# [EXERCISE AIM]
Give back the full material, exactly as it reads.
+++
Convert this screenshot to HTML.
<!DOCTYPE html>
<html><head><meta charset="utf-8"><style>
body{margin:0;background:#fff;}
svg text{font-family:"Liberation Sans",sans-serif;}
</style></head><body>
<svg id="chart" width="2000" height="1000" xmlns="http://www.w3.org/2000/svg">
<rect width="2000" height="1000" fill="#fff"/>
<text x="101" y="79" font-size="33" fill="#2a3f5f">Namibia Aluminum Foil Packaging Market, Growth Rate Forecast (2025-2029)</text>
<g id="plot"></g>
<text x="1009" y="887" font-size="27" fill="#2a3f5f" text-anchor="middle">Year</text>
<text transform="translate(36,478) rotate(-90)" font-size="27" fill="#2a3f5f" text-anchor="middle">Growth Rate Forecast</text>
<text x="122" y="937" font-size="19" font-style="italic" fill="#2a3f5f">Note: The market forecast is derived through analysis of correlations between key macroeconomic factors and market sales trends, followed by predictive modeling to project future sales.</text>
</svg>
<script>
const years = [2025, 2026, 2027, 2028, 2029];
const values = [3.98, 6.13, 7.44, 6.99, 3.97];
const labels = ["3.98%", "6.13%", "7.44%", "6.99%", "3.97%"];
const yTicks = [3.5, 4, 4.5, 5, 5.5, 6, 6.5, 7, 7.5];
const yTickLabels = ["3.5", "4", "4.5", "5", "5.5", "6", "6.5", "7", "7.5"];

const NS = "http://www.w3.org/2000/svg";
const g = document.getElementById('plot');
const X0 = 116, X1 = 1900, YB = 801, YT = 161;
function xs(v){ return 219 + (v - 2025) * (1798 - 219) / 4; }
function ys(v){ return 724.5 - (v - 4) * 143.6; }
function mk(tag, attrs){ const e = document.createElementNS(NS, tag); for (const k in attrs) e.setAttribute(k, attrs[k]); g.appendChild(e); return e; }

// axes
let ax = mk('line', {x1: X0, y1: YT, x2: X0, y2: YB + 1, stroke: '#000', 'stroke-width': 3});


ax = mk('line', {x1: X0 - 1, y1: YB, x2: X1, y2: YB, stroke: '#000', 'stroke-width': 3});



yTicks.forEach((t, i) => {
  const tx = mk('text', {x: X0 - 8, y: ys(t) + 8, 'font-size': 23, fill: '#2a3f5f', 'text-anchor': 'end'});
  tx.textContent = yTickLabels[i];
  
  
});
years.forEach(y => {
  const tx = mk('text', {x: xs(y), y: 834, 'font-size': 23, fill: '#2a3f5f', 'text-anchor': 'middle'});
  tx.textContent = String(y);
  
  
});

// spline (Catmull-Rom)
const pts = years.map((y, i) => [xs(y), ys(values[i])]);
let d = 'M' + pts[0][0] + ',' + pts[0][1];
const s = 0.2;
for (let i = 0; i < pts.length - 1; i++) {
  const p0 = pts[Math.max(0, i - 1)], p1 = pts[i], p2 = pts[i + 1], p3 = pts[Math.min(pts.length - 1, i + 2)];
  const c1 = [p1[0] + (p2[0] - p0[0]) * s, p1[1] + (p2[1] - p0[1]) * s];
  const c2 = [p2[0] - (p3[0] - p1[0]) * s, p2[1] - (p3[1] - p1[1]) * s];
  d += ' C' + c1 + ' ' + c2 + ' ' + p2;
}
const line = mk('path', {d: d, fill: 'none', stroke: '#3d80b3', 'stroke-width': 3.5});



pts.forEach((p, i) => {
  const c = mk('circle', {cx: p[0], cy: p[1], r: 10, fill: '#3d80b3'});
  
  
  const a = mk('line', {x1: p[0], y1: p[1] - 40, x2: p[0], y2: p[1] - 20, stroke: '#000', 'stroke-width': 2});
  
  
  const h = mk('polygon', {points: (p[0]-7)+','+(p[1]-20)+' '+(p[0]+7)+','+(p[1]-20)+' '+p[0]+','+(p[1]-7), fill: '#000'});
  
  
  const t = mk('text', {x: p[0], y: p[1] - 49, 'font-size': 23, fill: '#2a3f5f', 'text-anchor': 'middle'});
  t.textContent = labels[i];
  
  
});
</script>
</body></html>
+++
# [REPLY]
Convert this screenshot to HTML.
<!DOCTYPE html>
<html><head><meta charset="utf-8"><style>
body{margin:0;background:#fff;}
svg text{font-family:"Liberation Sans",sans-serif;}
</style></head><body>
<svg id="chart" width="2000" height="1000" xmlns="http://www.w3.org/2000/svg">
<rect width="2000" height="1000" fill="#fff"/>
<text x="101" y="79" font-size="33" fill="#2a3f5f">Namibia Aluminum Foil Packaging Market, Growth Rate Forecast (2025-2029)</text>
<g id="plot"></g>
<text x="1009" y="887" font-size="27" fill="#2a3f5f" text-anchor="middle">Year</text>
<text transform="translate(36,478) rotate(-90)" font-size="27" fill="#2a3f5f" text-anchor="middle">Growth Rate Forecast</text>
<text x="122" y="937" font-size="19" font-style="italic" fill="#2a3f5f">Note: The market forecast is derived through analysis of correlations between key macroeconomic factors and market sales trends, followed by predictive modeling to project future sales.</text>
</svg>
<script>
const years = [2025, 2026, 2027, 2028, 2029];
const values = [3.98, 6.13, 7.44, 6.99, 3.97];
const labels = ["3.98%", "6.13%", "7.44%", "6.99%", "3.97%"];
const yTicks = [3.5, 4, 4.5, 5, 5.5, 6, 6.5, 7, 7.5];
const yTickLabels = ["3.5", "4", "4.5", "5", "5.5", "6", "6.5", "7", "7.5"];

const NS = "http://www.w3.org/2000/svg";
const g = document.getElementById('plot');
const X0 = 116, X1 = 1900, YB = 801, YT = 161;
function xs(v){ return 219 + (v - 2025) * (1798 - 219) / 4; }
function ys(v){ return 724.5 - (v - 4) * 143.6; }
function mk(tag, attrs){ const e = document.createElementNS(NS, tag); for (const k in attrs) e.setAttribute(k, attrs[k]); g.appendChild(e); return e; }

// axes
let ax = mk('line', {x1: X0, y1: YT, x2: X0, y2: YB + 1, stroke: '#000', 'stroke-width': 3});


ax = mk('line', {x1: X0 - 1, y1: YB, x2: X1, y2: YB, stroke: '#000', 'stroke-width': 3});



yTicks.forEach((t, i) => {
  const tx = mk('text', {x: X0 - 8, y: ys(t) + 8, 'font-size': 23, fill: '#2a3f5f', 'text-anchor': 'end'});
  tx.textContent = yTickLabels[i];
  
  
});
years.forEach(y => {
  const tx = mk('text', {x: xs(y), y: 834, 'font-size': 23, fill: '#2a3f5f', 'text-anchor': 'middle'});
  tx.textContent = String(y);
  
  
});

// spline (Catmull-Rom)
const pts = years.map((y, i) => [xs(y), ys(values[i])]);
let d = 'M' + pts[0][0] + ',' + pts[0][1];
const s = 0.2;
for (let i = 0; i < pts.length - 1; i++) {
  const p0 = pts[Math.max(0, i - 1)], p1 = pts[i], p2 = pts[i + 1], p3 = pts[Math.min(pts.length - 1, i + 2)];
  const c1 = [p1[0] + (p2[0] - p0[0]) * s, p1[1] + (p2[1] - p0[1]) * s];
  const c2 = [p2[0] - (p3[0] - p1[0]) * s, p2[1] - (p3[1] - p1[1]) * s];
  d += ' C' + c1 + ' ' + c2 + ' ' + p2;
}
const line = mk('path', {d: d, fill: 'none', stroke: '#3d80b3', 'stroke-width': 3.5});



pts.forEach((p, i) => {
  const c = mk('circle', {cx: p[0], cy: p[1], r: 10, fill: '#3d80b3'});
  
  
  const a = mk('line', {x1: p[0], y1: p[1] - 40, x2: p[0], y2: p[1] - 20, stroke: '#000', 'stroke-width': 2});
  
  
  const h = mk('polygon', {points: (p[0]-7)+','+(p[1]-20)+' '+(p[0]+7)+','+(p[1]-20)+' '+p[0]+','+(p[1]-7), fill: '#000'});
  
  
  const t = mk('text', {x: p[0], y: p[1] - 49, 'font-size': 23, fill: '#2a3f5f', 'text-anchor': 'middle'});
  t.textContent = labels[i];
  
  
});
</script>
</body></html>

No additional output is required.